Gli esperti sembrerebbero concordi: sono il freddo e la «fame» di ossigeno ad aver ucciso diversi pesci tra le acque del centro storico di Venezia e nel portogruarese. Il condizionale è d’obbligo in casi come questi, dove le variabili in gioco sono molte e si stanno svolgendo i necessari approfondimenti.
Ogni inverno fenomeni strani
Partiamo dai fatti: è diventato un fenomeno frequente negli ultimi anni, tra gennaio e febbraio, che si concentrino banchi di cefali in alcune aree del centro storico veneziano. Gli avvistamenti si concentrano in bacino Orseolo, dove ormeggiano le gondole a due passi da Piazza San Marco, ma anche in prossimità dell’Arsenale e in zona Sant’Elena in acque «più aperte». L’allarme è scattato quando si sono visti affiorare alcuni pesci morti: mercoledì mattina, a denunciare la situazione è stato Claudio Vernier, presidente dell’Associazione Piazza San Marco. Vernier ha notato il fenomeno in fondamenta Ca’ Balà, in zona Salute: «Si vedevano molti pesciolini morti lungo il canale, mentre a 30, 40 centimetri di profondità anche alcuni agonizzanti. La cosa mi ha stupito e preoccupato, sebbene ci sia bassa marea, e ho avvisato le forze dell’ordine». Un evento simile si è registrato anche nei giorni scorsi nel fiume Lemene, a Concordia Sagittaria (Venezia) e in alcune zone del portogruarese, con centinaia di pesci deceduti. Non ci sarebbero – come per Venezia – ragioni legate a inquinamento ambientale: la polizia locale di Portogruaro ha avviato le indagini senza individuare sversamenti o eventi anomali.
Quale potrebbe essere la causa? Il fiume Lemene aveva registrato temperature molto basse, nonché livelli di portata molto bassi. A Venezia, anche se il sole brilla e scalda i masegni, non è lo stesso per l’acqua, soggetta nei giorni scorsi anche a fenomeni di bassa marea eccezionale. «Fa freddo, qualche individuo magari meno resistente soffre e, visto che si spostano in massa, questi casi di moria si notano di più» riflette Fabio Pranovi, docente di Scienze ambientali a Ca’ Foscari. «La bassa marea è tipica di questi periodi, il che comporta meno volume e meno ossigeno: i pesci però sono abituati a seguirla, non credo sia un fattore determinante. Lo sono le temperature notturne». Pranovi sottolinea che ormai da anni i cefali vengono avvistati in massa in questa stagione. «Stiamo formulando delle ipotesi sul perché si accumulino in queste aree – spiega – intanto, pensiamo che si spostino nei canali per “nascondersi” dai cormorani: abbiamo notato la presenza di questi volatili in bacino San Marco, potrebbe essere correlata».

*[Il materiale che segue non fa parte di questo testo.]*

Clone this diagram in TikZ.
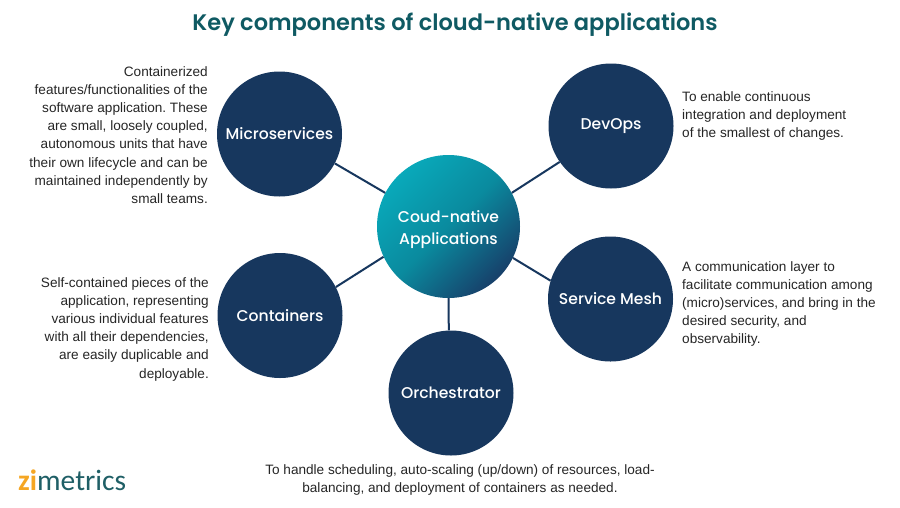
\documentclass[tikz,border=0pt]{standalone}
\usepackage{fontspec}
\setmainfont{Poppins}
\newfontfamily\bodyfont{Liberation Sans}
\newfontfamily\medfont{Poppins Medium}
\newfontfamily\semifont{Poppins SemiBold}
\newfontfamily\logofont{Carlito}
\definecolor{navy}{HTML}{17375E}
\definecolor{titleteal}{HTML}{0F5A63}
\definecolor{txt}{HTML}{262626}
\definecolor{tealA}{HTML}{09A9BA}
\definecolor{tealM}{HTML}{0A8A9E}
\definecolor{tealB}{HTML}{17406A}
\definecolor{logoG}{HTML}{1F5F66}
\definecolor{logoO}{HTML}{F5A623}
\tikzset{
 comp/.style={circle,fill=navy,minimum size=125pt,inner sep=0pt,text=white,font=\fontsize{15.6pt}{18pt}\medfont},
 hubnode/.style={circle,minimum size=143pt,inner sep=0pt,align=center,text=white,top color=tealA,bottom color=tealB,middle color=tealM,shading angle=45,font=\fontsize{15.6pt}{22pt}\medfont},
 link/.style={draw=navy,line width=2pt},
 note/.style={text=txt,font=\fontsize{13.6pt}{18.1pt}\bodyfont\frenchspacing,inner sep=0pt}
}
\begin{document}
\begin{tikzpicture}[x=1pt,y=-1pt]
\useasboundingbox (0,0) rectangle (900,507);
\fill[white] (0,0) rectangle (900,507);
\node[hubnode] (hub) at (448.5,226.5) {\rule{0pt}{18pt}Coud-native\\Applications};
\node[comp] (ms) at (279.5,134) {Microservices};
\node[comp] (dv) at (611,126) {DevOps};
\node[comp] (ct) at (280,315.5) {Containers};
\node[comp] (sm) at (610.5,299) {Service Mesh};
\node[comp] (or) at (451,393) {Orchestrator};
\draw[link] (hub.152) -- (ms.-28);
\draw[link] (hub.28) -- (dv.215);
\draw[link] (hub.205) -- (ct.27);
\draw[link] (hub.-26) -- (sm.163);
\draw[link] (hub.-90) -- (or.92);
\node[text=titleteal,font=\fontsize{22.5pt}{26pt}\semifont] (title) at (455,24.5) {Key components of cloud-native applications};
\node[note,align=right,anchor=north east] (n1) at (208,66.5) {Containerized\\features/functionalities of the\\software application. These\\are small, loosely coupled,\\autonomous units that have\\their own lifecycle and can be\\maintained independently by\\small teams.};
\node[note,align=right,anchor=north east] (n2) at (209,277.5) {Self-contained pieces of the\\application, representing\\various individual features\\with all their dependencies,\\are easily duplicable and\\deployable.};
\node[note,align=left,anchor=north west] (n3) at (682,91.5) {To enable continuous\\integration and deployment\\of the smallest of changes.};
\node[note,align=left,anchor=north west] (n4) at (682,261.5) {A communication layer to\\facilitate communication among\\(micro)services, and bring in the\\desired security, and\\observability.};
\node[note,align=center] (n5) at (460,480) {To handle scheduling, auto-scaling (up/down) of resources, load-\\balancing, and deployment of containers as needed.};
\node[anchor=west,inner sep=0pt,text=logoG,font=\fontsize{29.5pt}{32pt}\logofont] (logo) at (18,480) {{\color{logoO}\bfseries zi}metrics};
\end{tikzpicture}
\end{document}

Ragiona con cautela anche Luca Mizzan, direttore del Museo di Storia Naturale di Venezia: «Tre settimane fa si sono registrate le prime segnalazioni di pochi esemplari che morivano in zona Sant’Angelo, sarebbe da capire quali specie ci sono». L’esperto ricorda che ve ne sono sei differenti in laguna, una resistente al freddo e altre più sofferenti. «Quando ci sono temperature basse i cefali cercano acque più miti: se lo fanno in zone con poco ricambio d’acqua, rischiano di togliersi l’ossigeno». Un paio di anni fa si era anche ipotizzato che i pesci, sfregando contro le pareti dei canali, si ferissero e morissero a causa dei batteri nell’acqua. Oggi è il fattore temperatura a prevalere.